### Supplied material

** Start **

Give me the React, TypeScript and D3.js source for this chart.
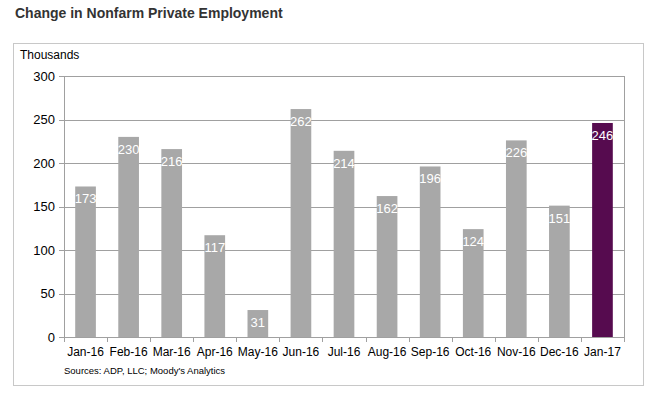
import React from 'react';
import * as d3 from 'd3';

const months = ['Jan-16', 'Feb-16', 'Mar-16', 'Apr-16', 'May-16', 'Jun-16', 'Jul-16', 'Aug-16', 'Sep-16', 'Oct-16', 'Nov-16', 'Dec-16', 'Jan-17'];
const values = [173, 230, 216, 117, 31, 262, 214, 162, 196, 124, 226, 151, 246];
const yTicks = [0, 50, 100, 150, 200, 250, 300];

const W = 666;
const H = 395;
const plot = { left: 64, right: 624, top: 76, bottom: 337 };
const font = 'Arial, "Liberation Sans", sans-serif';

export default function App() {
  const x = d3.scaleBand<string>()
    .domain(months)
    .range([plot.left, plot.right])
    .paddingInner(0.52)
    .paddingOuter(0.26);

  const y = d3.scaleLinear()
    .domain([0, 300])
    .range([plot.bottom, plot.top]);

  const step = x.step();
  // tick positions between categories
  const boundaries = d3.range(months.length + 1).map(i => plot.left + (plot.right - plot.left) * i / months.length);

  return (
    <svg width={W} height={H} style={{ position: 'absolute', left: 0, top: 0, fontFamily: font }}>
      <rect x={0} y={0} width={W} height={H} fill="#fff" />
      <text x={15} y={18} fontSize={14} fontWeight="bold" fill="#333">Change in Nonfarm Private Employment</text>

      <rect x={13.5} y={43.5} width={630} height={342} fill="none" stroke="#c8c8c8" />
      <text x={20} y={59} fontSize={12} fill="#000">Thousands</text>

      {/* gridlines */}
      {yTicks.map(t => (
        <line key={t} x1={plot.left} x2={plot.right} y1={Math.round(y(t)) + 0.5} y2={Math.round(y(t)) + 0.5} stroke="#a0a0a0" strokeWidth={1} />
      ))}
      <line x1={plot.right + 0.5} x2={plot.right + 0.5} y1={plot.top} y2={plot.bottom} stroke="#a0a0a0" />

      {/* y axis */}
      <line x1={plot.left + 0.5} x2={plot.left + 0.5} y1={plot.top} y2={plot.bottom} stroke="#a0a0a0" />
      {yTicks.map(t => (
        <g key={'yt' + t}>
          <line x1={plot.left - 5} x2={plot.left} y1={Math.round(y(t)) + 0.5} y2={Math.round(y(t)) + 0.5} stroke="#a0a0a0" />
          <text x={55} y={y(t) + 4.5} fontSize={13} textAnchor="end" fill="#000">{t}</text>
        </g>
      ))}

      {/* bars */}
      {months.map((m, i) => {
        const v = values[i];
        const last = i === months.length - 1;
        return (
          <g key={m}>
            <rect x={x(m)} y={y(v)} width={x.bandwidth()} height={y(0) - y(v)} fill={last ? '#560b4f' : '#a8a8a8'} />
            <text x={(x(m) || 0) + x.bandwidth() / 2} y={y(v) + 17} fontSize={13} textAnchor="middle" fill="#fff">{v}</text>
          </g>
        );
      })}

      {/* x axis ticks */}
      {boundaries.map((b, i) => (
        <line key={'xt' + i} x1={Math.round(b) + 0.5} x2={Math.round(b) + 0.5} y1={plot.bottom} y2={plot.bottom + 5} stroke="#a0a0a0" />
      ))}
      {months.map(m => (
        <text key={'xl' + m} x={(x(m) || 0) + x.bandwidth() / 2} y={356} fontSize={12} textAnchor="middle" fill="#000">{m}</text>
      ))}
      <text x={plot.left} y={374} fontSize={9.5} fill="#000">Sources: ADP, LLC; Moody's Analytics</text>
      {step > 0 ? null : null}
    </svg>
  );
}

** End **

### Required work
Each line holding "React" must be found and copied.

### Reply to the exercise
Give me the React, TypeScript and D3.js source for this chart.
import React from 'react';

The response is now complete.